Defendant's stated need for expedited discovery is the need to oppose Plaintiff's motion for a preliminary injunction. To obtain a preliminary injunction in the Ninth Circuit, a party must demonstrate either "(a) probable success on the merits combined with the possibility of irreparable injury or (b) that she has raised serious questions going to the merits, and that the balance of hardships tips sharply in her favor." Bernhardt v. County of Los Angeles, 339 F.3d 920, 925 (9th Cir. 2003).
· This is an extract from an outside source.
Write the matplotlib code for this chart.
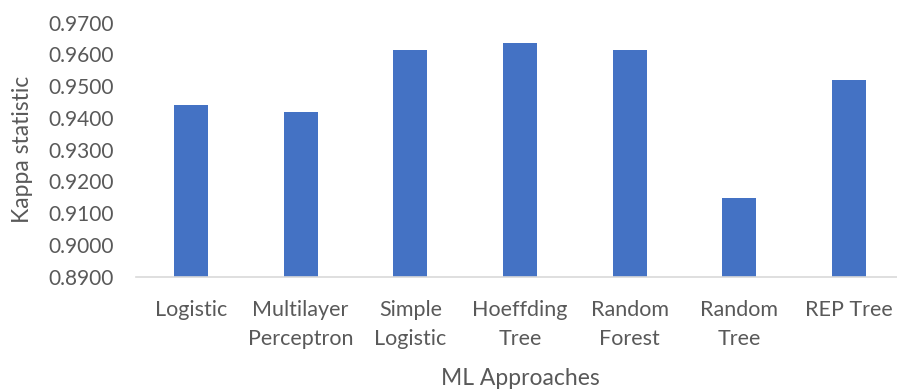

The movant carries the burden of persuasion and must ordinarily make a "clear showing" that the "drastic remedy" of a preliminary injunction is deserved. Mazurek v. Armstrong, 520 U.S. 968, 972 (1997).
As amended by the reply brief, Defendant's request for expedited discovery seeks depositions of two witnesses whose declarations were submitted in support of Plaintiff's motion for preliminary injunction, as well as a deposition of Plaintiff's designee pursuant to Federal Rule of Civil Procedure 30(b)(6), and production of: all documents possessed by Plaintiff regarding Defendant, all documents regarding Plaintiff's "entry into the 2-3 ounce energy market," and "any internal scientific or marketing analysis concerning or discussing Hansen's energy drinks or Living Essentials 5 HOUR ENERGY product." (Doc. 18 at 4.)
Defendant's briefs in support of its request undermine the stated need for a deposition of Plaintiff's CEO to oppose Plaintiff's claim of possible irreparable injury. While claiming that a deposition of Plaintiff's CEO is needed to rebut his declaration, Defendant presents documents found on the internet which Defendant uses to argue against the facts stated in the CEO's declaration. (Doc. 18-4.)
Similarly, the reply brief represents that without expedited discovery Defendant was able to obtain evidence allegedly rebutting the testimony of Plaintiff's expert. (Doc. 18 at 2-3.) This evidence was obtained from Plaintiff's own public web site, without a deposition of Plaintiff's expert. Defendant fails to demonstrate an additional need for taking Plaintiff's expert's deposition in order oppose the motion for a preliminary injunction.
Defendant further argues that it is entitled to conduct expedited discovery in this matter due to the drastic remedy sought by Plaintiff, and because Plaintiff's delay in both bringing this lawsuit and in seeking the preliminary injunction mitigate against the burden to Plaintiff. Rather than establish good cause for expedited discovery, these arguments and the evidence presented in support of them, undermine Defendant's request for a 30(b)(6) deposition to provide evidence that Defendant claims is needed to argue the balance of the hardships presented by the preliminary injunction motion.
Plaintiff's opposition brief persuasively demonstrates that Plaintiff would be unduly prejudiced if Defendant is permitted to request document production in advance of the preliminary injunction hearing. Plaintiff contends that the document requests proposed by Defendant would entail an extensive search for electronically stored information which could be conducted more effectively after the parties hold their Rule 26(f) conference. (Doc. 16 at 8-9.)
Defendant fails to demonstrate a need for expedited discovery which will outweigh the prejudice to Plaintiff. Therefore Defendant's application for expedited discovery is hereby DENIED.